▶ [Exercise brief]
From the first line of the entries below through the line bearing "const blueValues = [1.08, 9.09, 4.66];", write out each line exactly. Omit pictures.

++++ Supplied data

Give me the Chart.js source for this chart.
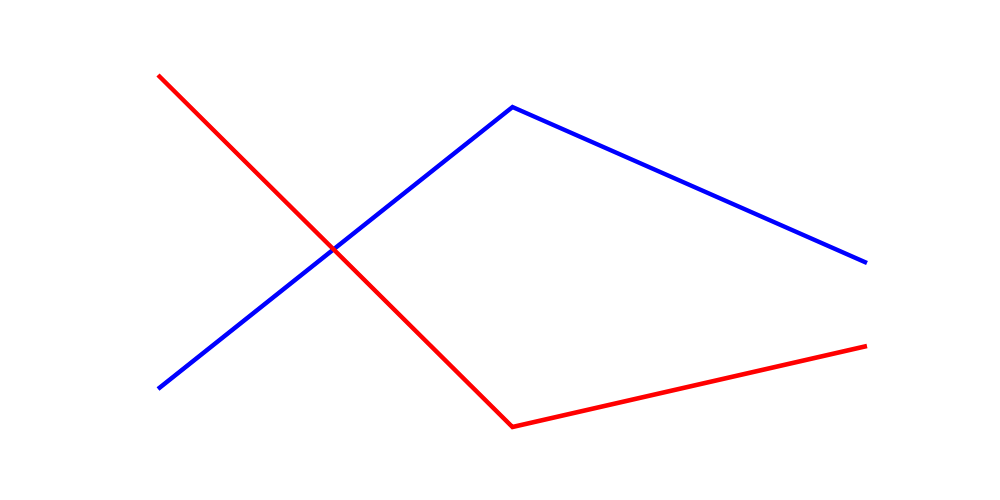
<!DOCTYPE html>
<html>
<head>
<meta charset="utf-8">
<script src="https://cdn.jsdelivr.net/npm/chart.js@4"></script>
<style>
  html, body { margin: 0; padding: 0; background: #fff; }
  #wrap { width: 1000px; height: 500px; }
</style>
</head>
<body>
<div id="wrap"><canvas id="chart"></canvas></div>
<script>
// data (y scale 0..10)
const categories = ['A', 'B', 'C'];
const redValues = [10, 0, 2.3];
const blueValues = [1.08, 9.09, 4.66];

const ctx = document.getElementById('chart').getContext('2d');
new Chart(ctx, {
    type: 'line',
    data: {
        labels: categories,
        datasets: [{
            label: 'red',
            data: redValues,
            borderColor: '#ff0000',
            borderWidth: 4.5,
            pointRadius: 0,
            tension: 0,
            clip: false
        }, {
            label: 'blue',
            data: blueValues,
            borderColor: '#0000ff',
            borderWidth: 4.5,
            pointRadius: 0,
            tension: 0,
            clip: false
        }]
    },
    options: {
        responsive: true,
        maintainAspectRatio: false,
        animation: false,
        layout: {
            padding: { left: 158, right: 133, top: 75, bottom: 73 }
        },
        scales: {
            x: { display: false, offset: false },
            y: { display: false, min: 0, max: 10 }
        },
        plugins: {
            legend: { display: false },
            tooltip: { enabled: false }
        }
    }
});
</script>
</body>
</html>
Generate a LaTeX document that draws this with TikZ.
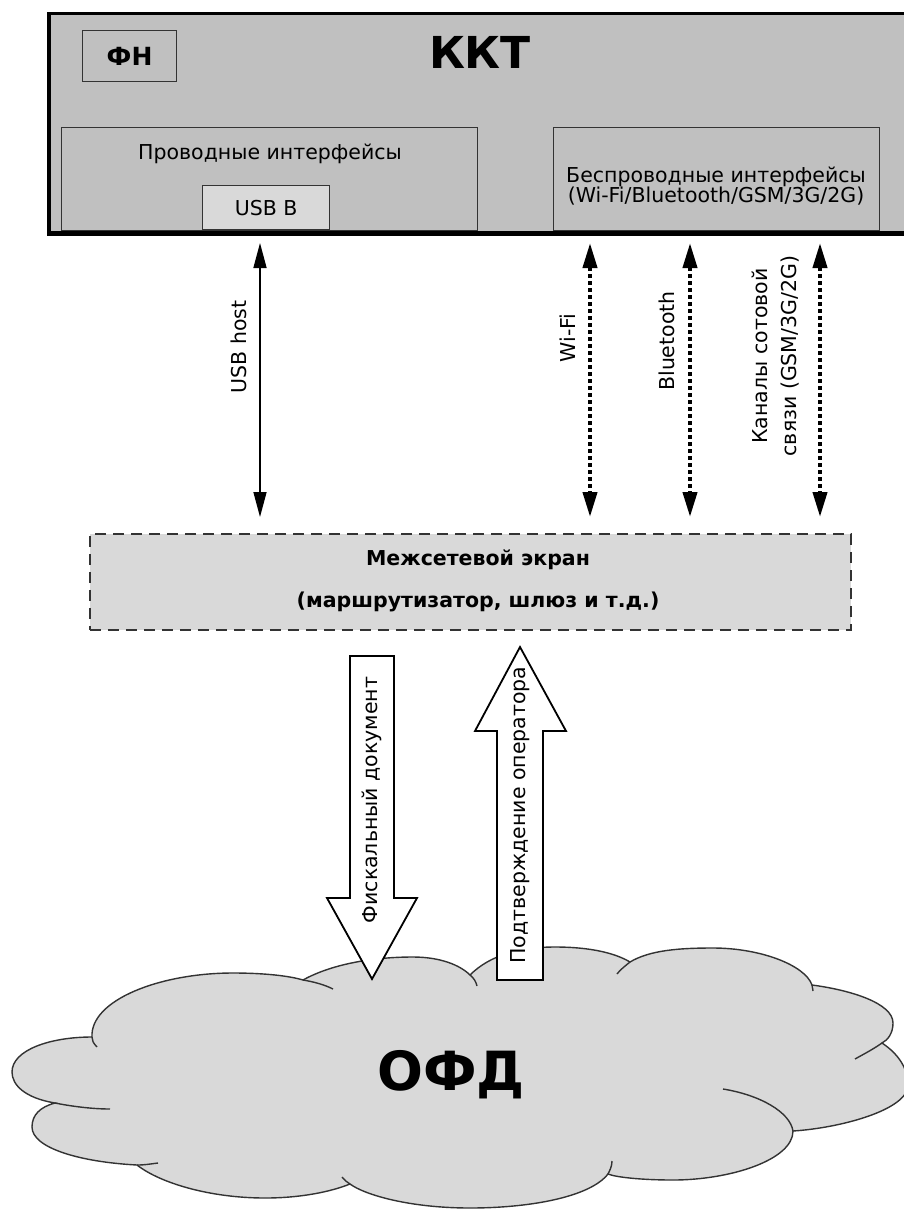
\documentclass[tikz,border=0pt]{standalone}
\usepackage{fontspec}
\setmainfont{DejaVu Sans}
\usetikzlibrary{arrows.meta}
\definecolor{kktgray}{HTML}{C0C0C0}
\definecolor{lightgrayfill}{HTML}{D9D9D9}
\definecolor{edgegray}{HTML}{333333}
\tikzset{
  outerbox/.style={draw=black, line width=3.5pt, fill=kktgray, inner sep=0pt, anchor=north west},
  innerbox/.style={draw=edgegray, line width=1.2pt, inner sep=0pt, anchor=north west},
  fwbox/.style={draw=edgegray, line width=1.5pt, dash pattern=on 11pt off 7pt, fill=lightgrayfill, inner sep=0pt, anchor=north west},
  regtext/.style={font=\fontsize{20.5}{20}\selectfont, inner sep=0pt, align=center},
  boldtext/.style={font=\bfseries\fontsize{20.5}{42}\selectfont, inner sep=0pt, align=center},
  thinarrow/.style={line width=1.5pt, {Triangle[length=25pt,width=13pt]}-{Triangle[length=25pt,width=13pt]}},
  dotarrow/.style={line width=4pt, dash pattern=on 4pt off 3pt, {Triangle[length=25pt,width=14pt]}-{Triangle[length=25pt,width=14pt]}},
  blockarrow/.style={draw=black, line width=1.8pt, fill=white, line join=miter},
  cloudline/.style={draw=edgegray, line width=1.4pt},
}
\begin{document}
\begin{tikzpicture}[x=1pt,y=-1pt]
\useasboundingbox (0,0) rectangle (904,1209);
\fill[white] (0,0) rectangle (904,1209);

% KKT block
\node[outerbox, minimum width=870pt, minimum height=219pt] (kkt) at (47,12) {};
\node[innerbox, minimum width=94pt, minimum height=51pt] (fnbox) at (82,30) {};
\node[font=\bfseries\fontsize{25}{26}\selectfont, inner sep=0pt] (fn) at (fnbox.center) {ФН};
\node[font=\bfseries\fontsize{44}{46}\selectfont, inner sep=0pt] (kkttitle) at (480,52) {ККТ};

\node[innerbox, minimum width=416pt, minimum height=103pt] (wired) at (61,127) {};
\node[regtext] (wiredtext) at (270,154) {Проводные интерфейсы};
\node[innerbox, fill=lightgrayfill, minimum width=127pt, minimum height=44pt] (usbb) at (202,185) {};
\node[regtext] (usbbtext) at (usbb.center) {USB B};

\node[innerbox, minimum width=326pt, minimum height=103pt] (wireless) at (553,127) {};
\node[regtext] (wirelesstext) at (716,186) {Беспроводные интерфейсы\\(Wi-Fi/Bluetooth/GSM/3G/2G)};

% redraw outer bottom line over inner boxes
\draw[line width=3.5pt] (kkt.south west) -- (kkt.south east);

% firewall
\node[fwbox, minimum width=761pt, minimum height=96pt] (fw) at (89,533) {};
\node[boldtext] (fwtext) at (478,581) {Межсетевой экран\\(маршрутизатор, шлюз и т.д.)};

% thin connectors
\coordinate (usbA) at (260,243);
\coordinate (usbB) at (260,517);
\coordinate (wifiA) at (590,243);
\coordinate (wifiB) at (590,517);
\coordinate (btA) at (690,243);
\coordinate (btB) at (690,517);
\coordinate (gsmA) at (820,243);
\coordinate (gsmB) at (820,517);
\draw[thinarrow] (usbA) -- (usbB);
\draw[dotarrow] (wifiA) -- (wifiB);
\draw[dotarrow] (btA) -- (btB);
\draw[dotarrow] (gsmA) -- (gsmB);
\node[regtext, rotate=90] (usblabel) at (239,347) {USB host};
\node[regtext, rotate=90] (wifilabel) at (568,338) {Wi-Fi};
\node[regtext, rotate=90] (btlabel) at (667,341) {Bluetooth};
\node[regtext, rotate=90, font=\fontsize{20.5}{29}\selectfont] (gsmlabel) at (776,356) {Каналы сотовой\\связи (GSM/3G/2G)};

% cloud
\path[cloudline, fill=lightgrayfill] (92,1037)
 .. controls (90,1000) and (160,973) .. (233,973)
 .. controls (265,973) and (290,976) .. (303,980)
 .. controls (330,965) and (370,957) .. (413,957)
 .. controls (440,957) and (460,965) .. (470,975)
 .. controls (490,955) and (520,947) .. (555,947)
 .. controls (590,947) and (615,953) .. (630,962)
 .. controls (650,950) and (680,948) .. (713,948)
 .. controls (760,948) and (805,965) .. (812,985)
 .. controls (850,990) and (893,1003) .. (893,1023)
 .. controls (893,1033) and (888,1040) .. (882,1043)
 .. controls (900,1055) and (908,1070) .. (908,1085)
 .. controls (908,1110) and (840,1128) .. (793,1131)
 .. controls (793,1160) and (730,1180) .. (673,1180)
 .. controls (640,1180) and (615,1177) .. (608,1174)
 .. controls (590,1197) and (530,1208) .. (470,1208)
 .. controls (410,1208) and (365,1195) .. (350,1184)
 .. controls (330,1192) and (300,1198) .. (265,1198)
 .. controls (210,1198) and (160,1183) .. (137,1165)
 .. controls (80,1162) and (32,1148) .. (32,1127)
 .. controls (32,1115) and (40,1107) .. (55,1103)
 .. controls (25,1098) and (12,1085) .. (12,1072)
 .. controls (12,1050) and (50,1037) .. (92,1037)
 -- cycle;
\draw[cloudline] (97,1047) .. controls (93,1043) and (92,1040) .. (92,1037);
\draw[cloudline] (303,980) .. controls (315,982) and (325,985) .. (333,989);
\draw[cloudline] (470,975) .. controls (474,978) and (476,982) .. (477,986);
\draw[cloudline] (630,962) .. controls (625,966) and (620,970) .. (617,974);
\draw[cloudline] (812,985) -- (813,991);
\draw[cloudline] (882,1043) .. controls (872,1050) and (862,1055) .. (855,1059);
\draw[cloudline] (723,1089) .. controls (760,1095) and (790,1112) .. (793,1131);
\draw[cloudline] (608,1174) .. controls (610,1170) and (612,1166) .. (612,1161);
\draw[cloudline] (350,1184) .. controls (347,1182) and (344,1180) .. (342,1177);
\draw[cloudline] (137,1165) .. controls (145,1165) and (150,1164) .. (158,1163);
\draw[cloudline] (55,1103) .. controls (75,1107) and (95,1109) .. (110,1109);
\node[font=\bfseries\fontsize{54}{56}\selectfont, inner sep=0pt] (ofd) at (451,1075) {ОФД};

% block arrows
\draw[blockarrow] (350,656) -- (394,656) -- (394,898) -- (417,898) -- (372,979) -- (327,898) -- (350,898) -- cycle;
\draw[blockarrow] (497,980) -- (543,980) -- (543,731) -- (566,731) -- (520,647) -- (475,731) -- (497,731) -- cycle;
\node[regtext, rotate=90] (fisc) at (372,800) {Фискальный документ};
\node[regtext, rotate=90] (conf) at (520,815) {Подтверждение оператора};
\end{tikzpicture}
\end{document}
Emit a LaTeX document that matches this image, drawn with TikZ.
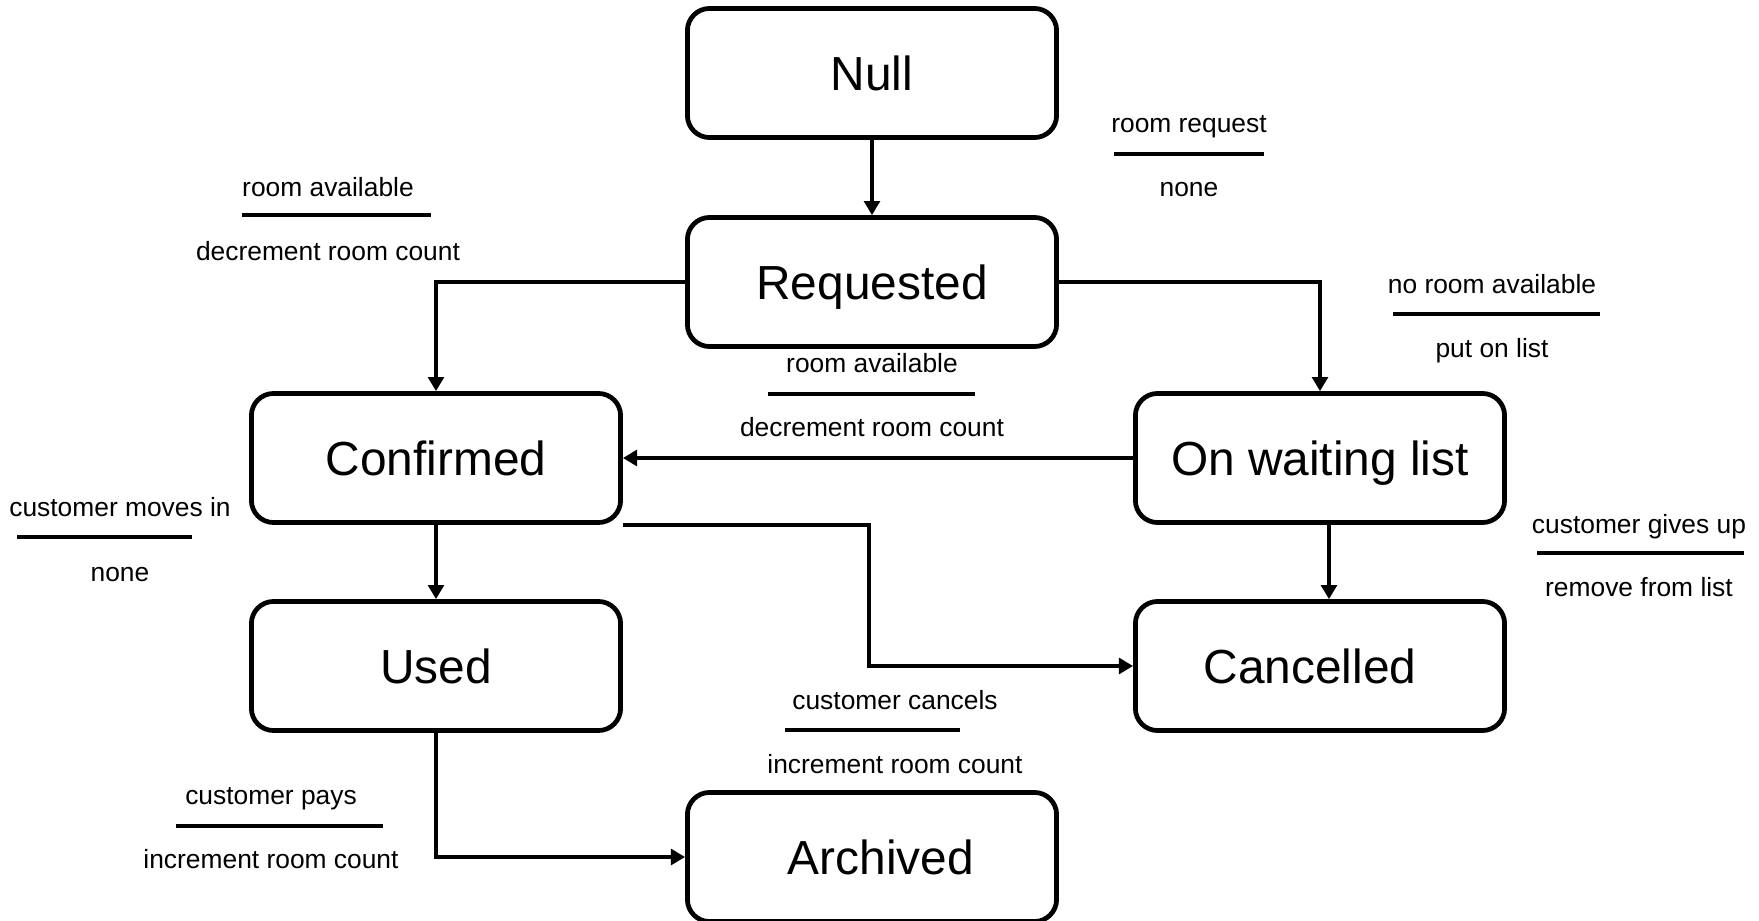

++++++++

▶ [Output for this exercise]
Give me the Chart.js source for this chart.
<!DOCTYPE html>
<html>
<head>
<meta charset="utf-8">
<script src="https://cdn.jsdelivr.net/npm/chart.js@4"></script>
<style>
  html, body { margin: 0; padding: 0; background: #fff; }
  #wrap { width: 1000px; height: 500px; }
</style>
</head>
<body>
<div id="wrap"><canvas id="chart"></canvas></div>
<script>
// data (y scale 0..10)
const categories = ['A', 'B', 'C'];
const redValues = [10, 0, 2.3];
const blueValues = [1.08, 9.09, 4.66];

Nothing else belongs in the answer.